Whisky on the rocks and other bullshit
Pardon me if the title sounded a bit snobby. I will be the first to admit that when it comes to whiskies, I am a bit of a snob (and you should be too). Till a few years ago, I did not have a palate for whisky and would have added coke to a 25 year old Glenfarclas to be able to drink it. As my interest in wines grew, I was more aware of my palate and started picking up whiskies from duty free, mostly Scottish single malts and Bourbons. That was my introduction to whisky and I had never really tasted Indian “Whisky”, which is mostly made from molasses and not grain and malt.
A distilled spirit, aged in oak barrels, whisky sounds deceptively simple. The fun begins when you start tasting whisky to first understand the style and it’s characteristics. Think of Islay, smoky and peaty whiskies come to mind, or a delicious house fire as John Oliver would put it.
Tasting notes have just one rule, nothing is wrong. You try and seek flavours you can identify, from notes which will prevail in most whiskies like vanilla, spices and oak to band-aid and rubber. The only way to get the maximum out of your whisky in terms of flavours and complexity is to drink it correctly, which is minimalistic, all you need a spoon or two of water and a proper glass.
First let’s put the whisky with water and soda debate aside
As everyone would say, drink whisky the way you like it. Makes sense, you enjoy it with tons of water and soda, go for it. Wrong. I don’t quite agree. It’s like saying eat your ice cream how ever you like it, frozen and cold or melted. Who likes melted ice cream?
If you are used to your whisky diluted, give this method a chance. Whisky with a tea spoon or two of water and that’s it. If it is really hot, I will substitute water for a small cube of ice. If I am in a posh mood, I will even bring out a giant square or round ice cube, which would last 3 drinks atleast.
The basic idea is to not dilute. Do you like your beer diluted? Do you like your coffee watery? Then why compromise on whisky.

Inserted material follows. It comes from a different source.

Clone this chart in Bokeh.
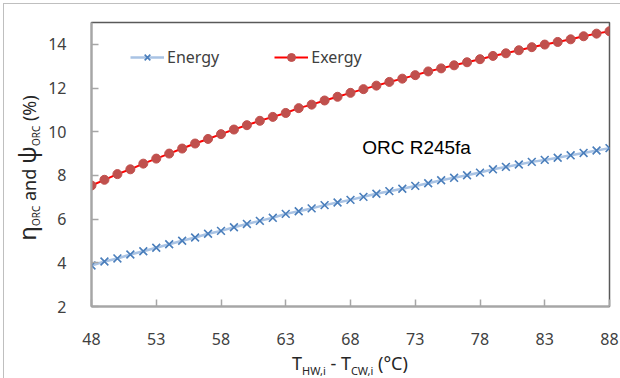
from bokeh.plotting import figure
from bokeh.models import (Range1d, FixedTicker, Legend, LegendItem, Label, Div)
from bokeh.layouts import row, column
from bokeh.embed import file_html
from bokeh.resources import INLINE

# ---------------- data ----------------
dT = list(range(48, 89))  # T_HW,i - T_CW,i (°C)
energy = [3.88, 4.06, 4.20, 4.38, 4.53, 4.69, 4.85, 5.01, 5.16, 5.33,
          5.46, 5.63, 5.78, 5.92, 6.06, 6.24, 6.36, 6.49, 6.64, 6.76,
          6.88, 7.02, 7.16, 7.28, 7.39, 7.52, 7.64, 7.78, 7.89, 8.01,
          8.13, 8.28, 8.39, 8.50, 8.62, 8.71, 8.81, 8.92, 9.03, 9.14, 9.25]
exergy = [7.54, 7.80, 8.06, 8.28, 8.54, 8.77, 9.00, 9.23, 9.46, 9.67,
          9.89, 10.10, 10.30, 10.50, 10.68, 10.86, 11.08, 11.24, 11.43, 11.60,
          11.78, 11.95, 12.11, 12.28, 12.43, 12.59, 12.76, 12.90, 13.04, 13.18,
          13.32, 13.47, 13.59, 13.73, 13.87, 13.99, 14.11, 14.23, 14.37, 14.49, 14.60]
x_ticks = [48, 53, 58, 63, 68, 73, 78, 83, 88]
y_ticks = [2, 4, 6, 8, 10, 12, 14]

FONT = "Noto Sans"
TC = "#262626"

# ---------------- figure ----------------
YDIV_W = 40
PW, PH = 576, 346
p = figure(width=PW, height=PH, output_backend="svg", toolbar_location=None,
           x_range=Range1d(48, 88), y_range=Range1d(2, 15),
           min_border_left=47, min_border_right=11, min_border_top=18,
           min_border_bottom=44, margin=0)
p.background_fill_color = "white"
p.border_fill_color = "white"
p.xgrid.visible = False
p.ygrid.visible = False
p.outline_line_color = "#595959"
p.outline_line_width = 1.5

for ax, ticks in ((p.xaxis[0], x_ticks), (p.yaxis[0], y_ticks)):
    ax.ticker = FixedTicker(ticks=ticks)
    ax.axis_line_color = "#a6a6a6"
    ax.axis_line_width = 2
    ax.major_tick_line_color = "#a6a6a6"
    ax.major_tick_line_width = 1.5
    ax.major_tick_in = 7
    ax.major_tick_out = 0
    ax.minor_tick_line_color = None
    ax.major_label_text_font = FONT
    ax.major_label_text_font_size = "16px"
    ax.major_label_text_color = "#404040"
p.xaxis[0].major_label_standoff = 26
p.yaxis[0].major_label_standoff = 25

# series
e_line = p.line(dT, energy, line_color="#a9c3e4", line_width=2.5)
e_mark = p.scatter(dT, energy, marker="x", size=11, line_color="#4a7ebb",
                   line_width=1.6)
x_line = p.line(dT, exergy, line_color="#ff0000", line_width=2)
x_mark = p.scatter(dT, exergy, marker="circle", size=9, fill_color="#c0504d",
                   line_color="#c0504d")

legend = Legend(items=[LegendItem(label="Energy", renderers=[e_line, e_mark]),
                       LegendItem(label="Exergy", renderers=[x_line, x_mark])],
                orientation="horizontal", location=(39, 238),
                glyph_width=34, glyph_height=20, label_standoff=3,
                spacing=55, padding=0, margin=0,
                border_line_color=None, background_fill_alpha=0,
                label_text_font=FONT, label_text_font_size="16px",
                label_text_color="#404040")
p.add_layout(legend, "center")

# annotation inside the plot
p.add_layout(Label(x=68.9, y=9.28, text="ORC R245fa",
                   text_font="Liberation Sans", text_font_size="19px",
                   text_color="black", text_baseline="alphabetic"))

# ---------------- axis titles as HTML text ----------------
ytitle = Div(
    width=YDIV_W, height=374, margin=0,
    styles={"overflow": "visible"},
    text=(f'<div style="position:absolute; left:24px; top:164px; '
          f'transform:translate(-50%,-50%) rotate(-90deg); white-space:nowrap; '
          f'font-family:\'{FONT}\'; font-size:18px; color:{TC}; line-height:1;">'
          '<span style="font-size:24px">η</span>'
          '<sub style="font-size:10px">ORC</sub> and '
          '<span style="font-size:24px">ψ</span>'
          '<sub style="font-size:10px">ORC</sub> (%)</div>'))

xtitle = Div(
    width=PW, height=28, margin=0,
    styles={"overflow": "visible"},
    text=(f'<div style="position:absolute; left:306px; top:4px; '
          f'transform:translateX(-50%); white-space:nowrap; '
          f'font-family:\'{FONT}\'; font-size:18px; color:{TC}; line-height:1;">'
          'T<sub style="font-size:11px">HW,i</sub> - '
          'T<sub style="font-size:11px">CW,i</sub> (°C)</div>'))

layout = row(ytitle, column(p, xtitle, spacing=0, margin=0), spacing=0)
layout.margin = (3, 0, 0, 3)
layout.styles = {"border-left": "1px solid #bfbfbf",
                 "border-top": "1px solid #bfbfbf"}

open("out.html", "w").write(file_html(layout, INLINE))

If you are not in the mood to have a whisky neat, explore one of the several whisky cocktails, like my all time favourite, the Old Fashioned, a delicious mix of whisky (ideally Bourbon), bitters, brown sugar and a garnish of an orange peel.
Whisky in a wine glass is cool
Forget the whisky tumbler. A Glencairn glass (second in the picture) was specially designed to taste whisky but are not easy to find. White wine glasses are easy to get, not expensive and work wonderfully. The glass primarily has one job, capture and concentrate the aromas in the glass so you can nose (read smell) your drink. With a proper glass, just keeping the glass near your lips is perfect, getting you all the aromas and less of the alcohol burn. Look at all the flavours on this whisky wheel, no wide mouth tumbler will let you get to these.
There’s a little Bourbon in your Single Malt
We all know at-least one whisky drinking friend who will look down upon Bourbon while sipping on a Lagavulin 16 (which I love). But there is a connection here. Distilled whisky is clear, like a vodka or gin. The colour and majority of the flavours come from the oak barrels. A significant amount of single malt Scotch whiskies are aged in ex Bourbon barrels. One of the rules for crafting Bourbon whisky includes using only new American oak barrels for ageing. Turns out, Scottish whiskies seem to like ex Bourbon barrels a lot! Since the once used barrels cannot be used again by a Bourbon producer, this works well in everyones favour.